Half of manufacturing firms have been the victim of cyber crime during the last year after thousands of organisations moved their staff to remote working because of the Covid crisis, new research suggests.
Make UK said cyber criminals have been exploiting the emergency working measures, mounting attacks which have come at a “massive cost” to businesses.
One in four companies has reported losses of up to £25,000 for each cyber breach and 6% lost at least £100,000, said the manufacturers’ organisation.
Half of manufacturers said cyber security has become a higher priority since the start of the Covid outbreak, and three out of five now have a designated board director responsible for cyber protection across the whole of their business, the study indicated.

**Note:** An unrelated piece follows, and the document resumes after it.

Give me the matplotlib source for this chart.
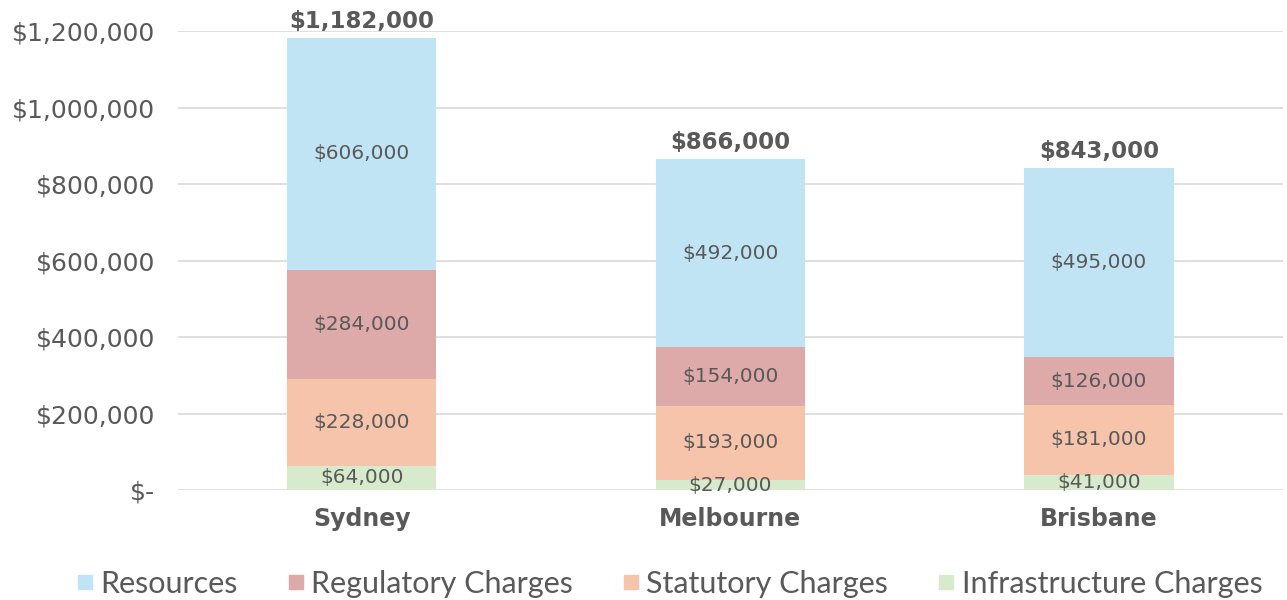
import matplotlib.pyplot as plt
from matplotlib.ticker import FuncFormatter
from matplotlib.lines import Line2D
import numpy as np

cities = ["Sydney", "Melbourne", "Brisbane"]
series = ["Infrastructure Charges", "Statutory Charges", "Regulatory Charges", "Resources"]
infrastructure = [64000, 27000, 41000]
statutory = [228000, 193000, 181000]
regulatory = [284000, 154000, 126000]
resources = [606000, 492000, 495000]
totals = [1182000, 866000, 843000]

colors = {
    "Resources": "#C1E4F5",
    "Regulatory Charges": "#DDA9A9",
    "Statutory Charges": "#F6C4AA",
    "Infrastructure Charges": "#D7EBCC",
}
text_color = "#595959"
plt.rcParams['font.family'] = ['DejaVu Sans']


def money(v, pos=None):
    if v == 0:
        return "$-"
    return "${:,.0f}".format(v)


def main():
    fig = plt.figure(figsize=(12.87, 6), dpi=100)
    ax = fig.add_axes([0.138, 0.183, 0.859, 0.765])
    x = np.arange(len(cities))
    values = {
        "Infrastructure Charges": infrastructure,
        "Statutory Charges": statutory,
        "Regulatory Charges": regulatory,
        "Resources": resources,
    }
    bottom = np.zeros(len(cities))
    for name in series:
        vals = np.array(values[name], dtype=float)
        ax.bar(x, vals, bottom=bottom, width=0.405, color=colors[name], zorder=2)
        for xi, b, v in zip(x, bottom, vals):
            ax.text(xi, b + v / 2, money(v), ha='center', va='center',
                    fontsize=14.5, color=text_color, zorder=3)
        bottom += vals

    for xi, t in zip(x, totals):
        ax.text(xi, t + 12000, money(t), ha='center', va='bottom', fontsize=16.5,
                fontweight='bold', color=text_color, clip_on=False)

    ax.set_xlim(-0.5, 2.5)
    ax.set_ylim(0, 1200000)
    ax.set_yticks(np.arange(0, 1200001, 200000))
    ax.yaxis.set_major_formatter(FuncFormatter(money))
    ax.set_xticks(x)
    ax.set_xticklabels(cities, fontsize=17, fontweight='bold', color=text_color)
    ax.tick_params(axis='y', labelsize=18, labelcolor=text_color, length=0, pad=16)
    ax.tick_params(axis='x', length=0, pad=12)
    ax.grid(axis='y', color='#D9D9D9', linewidth=1.2, zorder=0)
    ax.set_axisbelow(True)
    for s in ax.spines.values():
        s.set_visible(False)

    handles = [Line2D([], [], marker='s', linestyle='none', markersize=10,
                      color=colors[n]) for n in reversed(series)]
    fig.legend(handles, list(reversed(series)), loc='center', ncol=4,
               bbox_to_anchor=(0.52, 0.027), frameon=False,
               prop={'family': 'Lato', 'size': 22},
               labelcolor=text_color, handlelength=0.6, handletextpad=0.2,
               columnspacing=1.6)

    fig.savefig("out.png", dpi=100)


if __name__ == '__main__':
    main()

Make UK said that, despite improvements in cyber awareness, 44% of manufacturers do not offer cyber security training to their staff.
Chief executive Stephen Phipson said: “Digitisation is revolutionising modern manufacturing and has without doubt kept it running successfully over the past year.
“The rewards are obvious – technological leaps in the design, development, fabrication and operation of the goods and services the UK makes. But the cyber security threat to manufacturers is growing and evolving with it.
“No business can afford to ignore this issue and, while the increased awareness across the sector is encouraging, there is still much to be done, with too many businesses still burying their heads in the sand.
“Failing to get this right as a nation could cost the UK economy billions of pounds and put thousands of jobs at risk.”
Dr Asma Vranaki, cyber-security regulation expert at the University of Bristol, said: “This report comes at an opportune time to highlight the real and complex cyber-security challenges of remote working, which still remains a reality for most of us due to the pandemic.
“These challenges are by no means limited to the manufacturing sector. In many cases, organisations have to comply with several and fragmented cyber-security laws.
“However, as this report highlights, compliance on the ground can remain patchy and variable due to several factors including lack of comprehensive employee training and cyber-security risk analysis.”
– The report was based on a survey of 169 manufacturers.